You're crazy if you think the Knicks are playing Carmelo Anthony at small forward.
'Melo experienced too much success in New York's floor-spacing dynamic to justify butchering it next season. Even if he's announced as the starting 3, he'll be playing the 4.
Truth be told, I waffled between whether the Knicks would start two point guards or even World Peace. Then I realized that bringing Bargnani (as opposed to World Peace) off a bench that already included J.R. Smith and Amar'e Stoudemire would be an active admittance the Knicks won't be playing defense next year.
Bargs stretches the floor like small forwards are supposed to and standing seven-feet off the ground, he's someone who can guard opposing power forwards so 'Melo won't have to. It won't always be pretty—well, it will never be pretty. But the Knicks must do anything to keep Anthony away from the elbows, shoulders and burly bodies of power forwards on the defensive end.
Think of Bargs as a sacrificial lamb. When on the floor with Anthony, he'll shoot nothing but threes on offense—36.1 percent from beyond the arc for his career—while taking the defensive assignment his teammate's body shouldn't be forced to withstand.

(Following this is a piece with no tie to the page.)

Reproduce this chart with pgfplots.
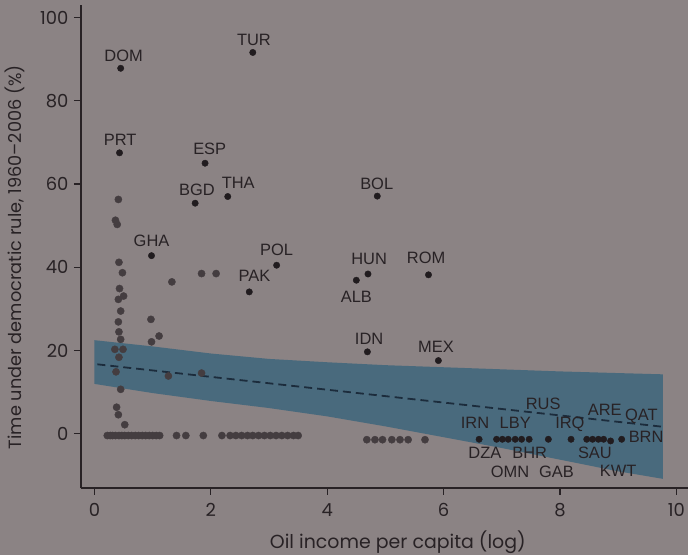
\documentclass[border=0pt]{standalone}
\usepackage{fontspec}
\usepackage{pgfplots}
\pgfplotsset{compat=1.18}
\setmainfont{Poppins}
\newfontfamily\helv{Liberation Sans}
\definecolor{bg}{RGB}{139,131,132}
\definecolor{ink}{RGB}{40,34,37}
\definecolor{dot}{RGB}{33,28,31}
\definecolor{gdot}{RGB}{68,61,64}
\definecolor{band}{RGB}{62,102,124}
\definecolor{regline}{RGB}{28,44,60}
\begin{document}
\begin{tikzpicture}
\path[use as bounding box, fill=bg] (-81bp,-67bp) rectangle (607bp,488bp);
\begin{axis}[
  scale only axis, width=607bp, height=483bp, at={(0,0)}, anchor=south west,
  xmin=-0.232, xmax=10.2, ymin=-13, ymax=103,
  axis x line=bottom, axis y line=left,
  axis line style={-, ink, line width=1.3bp},
  tick align=outside, major tick length=7bp,
  tick style={ink, line width=1.1bp},
  xtick={0,2,...,10}, ytick={0,20,...,100},
  /pgf/number format/assume math mode=true,
  tick label style={font=\fontsize{18}{18}\selectfont, text=ink},
  xticklabel style={yshift=-5bp},
  yticklabel style={xshift=-2bp},
  xlabel={Oil income per capita (log)},
  ylabel={Time under democratic rule, 1960–2006 (\%)},
  label style={font=\fontsize{19}{19}\selectfont, text=ink},
  xlabel style={at={(axis description cs:0.522,-0.1118)}, anchor=center},
  ylabel style={font=\fontsize{17.8}{17.8}\selectfont, at={(axis description cs:-0.1087,0.478)}, anchor=center},
  clip=false,
]
% confidence band
\addplot[draw=none, fill=band, fill opacity=0.85] coordinates {
 (0,22.5) (1,21.0) (2,19.3) (3,18.0) (4,17.2) (5,16.5) (6,16.0) (7,15.5) (8,15.0) (9,14.6) (9.77,14.3)
 (9.77,-10.8) (9,-9.0) (8,-6.2) (7,-3.4) (6,-0.8) (5,1.8) (4,4.2) (3,6.2) (2,7.9) (1,9.8) (0,12.0)
} -- cycle;
% regression line
\addplot[regline, line width=1.8bp, dash pattern=on 8bp off 5bp] coordinates {(0.05,16.7) (9.77,1.7)};
% unlabeled gray points
\addplot[only marks, mark=*, mark size=3.6bp, gdot, mark options={draw=none, fill=gdot}] coordinates {
 (0.41,56.3) (0.36,51.3) (0.39,50.3) (0.42,41.2) (0.48,38.7) (1.84,38.5) (2.09,38.5) (1.33,36.5)
 (0.43,34.9) (0.41,32.3) (0.50,33.1) (0.45,29.5) (0.41,26.9) (0.42,24.5) (0.45,22.7) (0.35,20.3)
 (0.49,20.3) (0.42,18.4) (0.37,14.9) (0.45,10.7) (0.38,6.4) (0.41,4.6) (0.52,2.2) (0.97,27.5)
 (0.98,22.1) (1.11,23.5) (1.27,13.9) (1.84,14.6)
 (0.22,-0.4) (0.27,-0.4) (0.31,-0.4) (0.36,-0.4) (0.42,-0.4) (0.47,-0.4) (0.52,-0.4) (0.58,-0.4)
 (0.64,-0.4) (0.70,-0.4) (0.76,-0.4) (0.82,-0.4) (0.88,-0.4) (0.94,-0.4) (1.00,-0.4) (1.06,-0.4)
 (1.12,-0.4) (1.41,-0.4) (1.57,-0.4) (1.87,-0.4) (2.19,-0.4)
 (2.33,-0.4) (2.43,-0.4) (2.53,-0.4) (2.63,-0.4) (2.72,-0.4) (2.82,-0.4) (2.92,-0.4) (3.02,-0.4)
 (3.12,-0.4) (3.22,-0.4) (3.32,-0.4) (3.42,-0.4) (3.50,-0.4)
 (4.68,-1.4) (4.82,-1.4) (4.95,-1.4) (5.11,-1.4) (5.25,-1.4) (5.39,-1.4) (5.68,-1.4)
};
% dark labeled points
\addplot[only marks, mark=*, mark size=3.2bp, dot, mark options={draw=none, fill=dot}] coordinates {
 (2.72,91.6) (0.45,87.8) (0.43,67.5) (1.90,65.0) (1.73,55.4) (2.29,57.0) (0.98,42.8) (3.13,40.5)
 (2.66,34.1) (4.86,57.1) (4.70,38.4) (5.74,38.2) (4.50,36.9) (4.69,19.7) (5.91,17.6)
 (6.61,-1.3) (6.91,-1.3) (7.01,-1.3) (7.11,-1.3) (7.23,-1.3) (7.34,-1.3) (7.47,-1.3) (7.80,-1.3)
 (8.19,-1.3) (8.46,-1.3) (8.56,-1.3) (8.66,-1.3) (8.75,-1.3) (8.87,-1.7) (9.06,-1.3)
};
% labels
\begin{scope}[every node/.style={font=\helv\fontsize{16.5}{16.5}\selectfont, text=ink, inner sep=0pt}]
\node at (axis cs:2.74,94.7) {TUR};
\node at (axis cs:0.50,90.7) {DOM};
\node at (axis cs:0.44,70.5) {PRT};
\node at (axis cs:1.98,68.5) {ESP};
\node at (axis cs:1.76,58.5) {BGD};
\node at (axis cs:2.47,60.3) {THA};
\node at (axis cs:0.98,46.4) {GHA};
\node at (axis cs:3.13,44.3) {POL};
\node at (axis cs:2.75,37.9) {PAK};
\node at (axis cs:4.85,60.1) {BOL};
\node at (axis cs:4.72,42.1) {HUN};
\node at (axis cs:5.70,42.3) {ROM};
\node at (axis cs:4.50,32.9) {ALB};
\node at (axis cs:4.72,22.9) {IDN};
\node at (axis cs:5.87,20.8) {MEX};
\node at (axis cs:7.71,7.2) {RUS};
\node at (axis cs:6.54,2.7) {IRN};
\node at (axis cs:7.23,2.6) {LBY};
\node at (axis cs:8.17,2.2) {IRQ};
\node at (axis cs:8.77,5.8) {ARE};
\node at (axis cs:9.40,4.3) {QAT};
\node at (axis cs:9.48,-0.6) {BRN};
\node at (axis cs:6.71,-4.6) {DZA};
\node at (axis cs:7.48,-4.6) {BHR};
\node at (axis cs:8.60,-4.6) {SAU};
\node at (axis cs:7.14,-9.0) {OMN};
\node at (axis cs:7.94,-9.0) {GAB};
\node at (axis cs:9.00,-9.0) {KWT};
\end{scope}
\end{axis}
\end{tikzpicture}
\end{document}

Which brings us to Paul Pierce, who is pushing 36 and still dwarfs Bargs' ceiling.
Assuming Bargs could match Pierce's point total (eh), he's nowhere near as versatile as The Truth. It was Pierce who shouldered Boston's playmaking duties when Rajon Rondo went down. And it's him who can defend, rebound, score in the post and do just about everything else better than Bargs.

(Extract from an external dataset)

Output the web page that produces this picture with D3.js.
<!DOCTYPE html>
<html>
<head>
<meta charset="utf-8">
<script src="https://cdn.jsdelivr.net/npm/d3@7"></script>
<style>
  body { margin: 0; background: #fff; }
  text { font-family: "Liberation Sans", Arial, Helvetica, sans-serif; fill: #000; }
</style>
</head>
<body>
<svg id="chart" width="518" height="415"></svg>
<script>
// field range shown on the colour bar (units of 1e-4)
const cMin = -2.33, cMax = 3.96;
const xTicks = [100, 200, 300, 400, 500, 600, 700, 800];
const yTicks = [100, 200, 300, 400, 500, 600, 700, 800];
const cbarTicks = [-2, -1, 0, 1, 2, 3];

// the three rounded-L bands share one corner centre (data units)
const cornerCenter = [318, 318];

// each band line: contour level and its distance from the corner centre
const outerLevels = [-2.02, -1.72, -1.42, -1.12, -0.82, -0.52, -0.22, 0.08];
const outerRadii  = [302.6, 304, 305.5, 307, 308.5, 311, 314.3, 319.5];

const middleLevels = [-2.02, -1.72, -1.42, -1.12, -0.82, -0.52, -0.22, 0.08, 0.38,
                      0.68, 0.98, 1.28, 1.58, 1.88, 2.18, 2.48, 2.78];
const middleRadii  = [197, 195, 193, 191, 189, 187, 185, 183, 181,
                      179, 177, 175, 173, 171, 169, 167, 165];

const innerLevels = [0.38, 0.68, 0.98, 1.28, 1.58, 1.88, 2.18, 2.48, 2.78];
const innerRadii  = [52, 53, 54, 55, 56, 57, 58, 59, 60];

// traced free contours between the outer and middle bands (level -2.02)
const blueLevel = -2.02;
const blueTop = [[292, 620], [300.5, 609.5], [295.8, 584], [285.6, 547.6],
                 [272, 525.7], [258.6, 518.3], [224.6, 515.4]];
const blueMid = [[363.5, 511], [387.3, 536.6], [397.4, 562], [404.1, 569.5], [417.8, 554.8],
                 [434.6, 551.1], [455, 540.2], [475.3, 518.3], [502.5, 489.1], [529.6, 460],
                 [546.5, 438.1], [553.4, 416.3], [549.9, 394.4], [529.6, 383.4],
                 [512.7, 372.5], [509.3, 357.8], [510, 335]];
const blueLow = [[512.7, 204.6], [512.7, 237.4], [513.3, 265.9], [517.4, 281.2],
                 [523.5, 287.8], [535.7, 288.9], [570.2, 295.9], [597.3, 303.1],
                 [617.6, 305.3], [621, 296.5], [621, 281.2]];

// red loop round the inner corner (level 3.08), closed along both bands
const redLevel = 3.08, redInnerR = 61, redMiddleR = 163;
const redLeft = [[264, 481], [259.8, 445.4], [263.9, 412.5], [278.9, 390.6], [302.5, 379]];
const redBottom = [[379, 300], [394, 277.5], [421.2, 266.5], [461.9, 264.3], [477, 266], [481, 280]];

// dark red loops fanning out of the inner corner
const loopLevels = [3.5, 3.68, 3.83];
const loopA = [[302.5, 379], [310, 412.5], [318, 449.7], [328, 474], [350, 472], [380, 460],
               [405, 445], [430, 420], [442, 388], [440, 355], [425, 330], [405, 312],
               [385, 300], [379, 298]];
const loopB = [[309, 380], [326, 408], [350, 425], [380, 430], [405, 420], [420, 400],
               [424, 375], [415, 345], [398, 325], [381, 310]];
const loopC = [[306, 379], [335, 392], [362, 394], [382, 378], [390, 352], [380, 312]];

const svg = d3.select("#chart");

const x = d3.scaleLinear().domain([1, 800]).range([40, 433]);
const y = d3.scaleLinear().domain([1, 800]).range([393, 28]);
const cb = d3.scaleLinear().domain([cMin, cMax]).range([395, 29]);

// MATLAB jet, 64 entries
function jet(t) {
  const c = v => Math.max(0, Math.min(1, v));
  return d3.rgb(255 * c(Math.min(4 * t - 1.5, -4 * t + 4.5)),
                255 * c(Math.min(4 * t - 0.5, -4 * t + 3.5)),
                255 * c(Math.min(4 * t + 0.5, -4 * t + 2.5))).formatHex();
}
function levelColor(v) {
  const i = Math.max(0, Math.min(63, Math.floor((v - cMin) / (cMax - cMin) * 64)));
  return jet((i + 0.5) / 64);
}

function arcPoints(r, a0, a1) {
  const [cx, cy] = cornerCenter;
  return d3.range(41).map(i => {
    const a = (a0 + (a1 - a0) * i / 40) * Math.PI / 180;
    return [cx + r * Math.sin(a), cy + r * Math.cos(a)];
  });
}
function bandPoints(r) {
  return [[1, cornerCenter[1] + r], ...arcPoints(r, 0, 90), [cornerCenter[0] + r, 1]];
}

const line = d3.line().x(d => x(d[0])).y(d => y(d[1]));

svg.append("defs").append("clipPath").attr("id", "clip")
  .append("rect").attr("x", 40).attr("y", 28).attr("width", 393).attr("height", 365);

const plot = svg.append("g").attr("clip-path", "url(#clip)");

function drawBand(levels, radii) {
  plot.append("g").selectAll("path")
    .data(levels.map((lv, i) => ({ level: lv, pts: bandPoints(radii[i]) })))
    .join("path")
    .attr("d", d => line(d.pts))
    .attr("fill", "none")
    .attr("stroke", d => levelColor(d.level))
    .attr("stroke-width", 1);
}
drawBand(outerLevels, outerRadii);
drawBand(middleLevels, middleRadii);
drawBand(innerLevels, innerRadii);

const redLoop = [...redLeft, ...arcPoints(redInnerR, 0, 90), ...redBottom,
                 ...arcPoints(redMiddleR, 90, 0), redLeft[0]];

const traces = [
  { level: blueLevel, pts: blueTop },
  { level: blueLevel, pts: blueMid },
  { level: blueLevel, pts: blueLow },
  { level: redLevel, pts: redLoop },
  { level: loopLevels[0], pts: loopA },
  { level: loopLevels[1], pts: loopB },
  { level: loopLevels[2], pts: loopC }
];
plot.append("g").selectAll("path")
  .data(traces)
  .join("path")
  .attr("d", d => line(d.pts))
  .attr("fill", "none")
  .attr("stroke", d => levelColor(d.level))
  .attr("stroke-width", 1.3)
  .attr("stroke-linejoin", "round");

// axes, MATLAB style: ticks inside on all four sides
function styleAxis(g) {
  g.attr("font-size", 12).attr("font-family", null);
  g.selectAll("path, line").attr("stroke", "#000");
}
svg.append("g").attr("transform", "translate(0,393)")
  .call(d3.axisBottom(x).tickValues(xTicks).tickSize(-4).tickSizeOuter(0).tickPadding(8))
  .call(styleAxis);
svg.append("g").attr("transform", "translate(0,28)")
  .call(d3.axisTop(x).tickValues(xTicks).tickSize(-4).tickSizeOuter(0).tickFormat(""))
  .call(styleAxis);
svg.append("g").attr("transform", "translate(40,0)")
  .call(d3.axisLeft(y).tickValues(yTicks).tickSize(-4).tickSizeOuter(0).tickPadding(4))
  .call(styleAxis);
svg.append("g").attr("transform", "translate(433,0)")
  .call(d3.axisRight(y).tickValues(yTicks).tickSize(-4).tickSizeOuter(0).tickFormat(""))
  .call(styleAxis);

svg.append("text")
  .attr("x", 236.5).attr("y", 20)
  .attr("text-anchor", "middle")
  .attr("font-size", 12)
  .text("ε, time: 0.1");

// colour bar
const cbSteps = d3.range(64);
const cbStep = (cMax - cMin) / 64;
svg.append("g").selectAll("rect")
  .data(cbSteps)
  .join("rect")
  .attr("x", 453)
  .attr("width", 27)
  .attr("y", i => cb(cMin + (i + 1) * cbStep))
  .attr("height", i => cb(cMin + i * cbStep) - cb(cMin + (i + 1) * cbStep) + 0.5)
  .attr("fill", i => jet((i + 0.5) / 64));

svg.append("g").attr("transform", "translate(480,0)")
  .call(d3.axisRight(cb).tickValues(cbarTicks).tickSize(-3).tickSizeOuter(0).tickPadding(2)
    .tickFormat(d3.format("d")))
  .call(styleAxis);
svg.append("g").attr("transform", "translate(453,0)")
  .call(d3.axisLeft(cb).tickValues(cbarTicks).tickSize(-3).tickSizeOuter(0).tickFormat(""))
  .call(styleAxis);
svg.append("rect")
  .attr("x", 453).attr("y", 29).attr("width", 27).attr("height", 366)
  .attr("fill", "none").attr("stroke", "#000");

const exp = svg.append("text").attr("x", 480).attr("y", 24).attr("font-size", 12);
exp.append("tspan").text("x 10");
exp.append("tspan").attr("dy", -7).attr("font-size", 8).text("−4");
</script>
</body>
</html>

Notching 18.6 points, 6.3 rebounds and 4.8 assists at 35 is no small feat. Only three other players in NBA history, aged 35 or older have done the same. Disappointing No. 1 picks aren't liable to topple a player who has put himself in the company of Karl Malone, Elgin Baylor and Larry Bird.
Opposite Anthony, the results would be different. Up against Bargs, the future Hall of Famer towers over a statistically and physically unsound seven footer.